- Born: 28 February 1974 (age 51) Groningen, NED
- Height: 5 ft 9 in (175 cm)
- Weight: 178 lb (81 kg; 12 st 10 lb)
- Position: Defence
- Shoots: Left
- Eredivisie team Former teams: Amstel Tijgers GIJS Groningen Rotterdam Panda's Nijmegen Tigers Heerenveen Flyers
- Playing career: 1990–present

= Alexander Schaafsma =

Dutch ice hockey player

Alexander Schaafsma (born 28 February 1974 in Groningen) is a Dutch ice hockey player.

==Career==
A defenceman, Schaafsma began his senior club career in 1990–91 with hometown GIJS Groningen. He played 1991–2 with the Rotterdam Panda's, then 1992-3 and 1993–4 with Nijmegen Tigers. Schaafsma then joined Heerenveen Flyers for the next two and a half seasons.

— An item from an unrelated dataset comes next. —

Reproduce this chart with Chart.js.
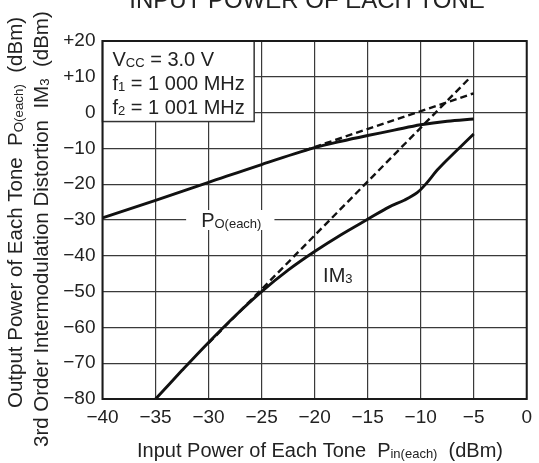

Schaafsma moved in 1997-98 to Germany briefly and club Grefrather EG. The following season he joined the original Amsterdam Tigers. In 2003-04 he played for Amsterdam Bulldogs before rejoining Heenrenveen the following season. Since 2005, Schaafsma been with Amstel Tijgers. His best offensive season was 2006–07, when he had 42 points in 38 games.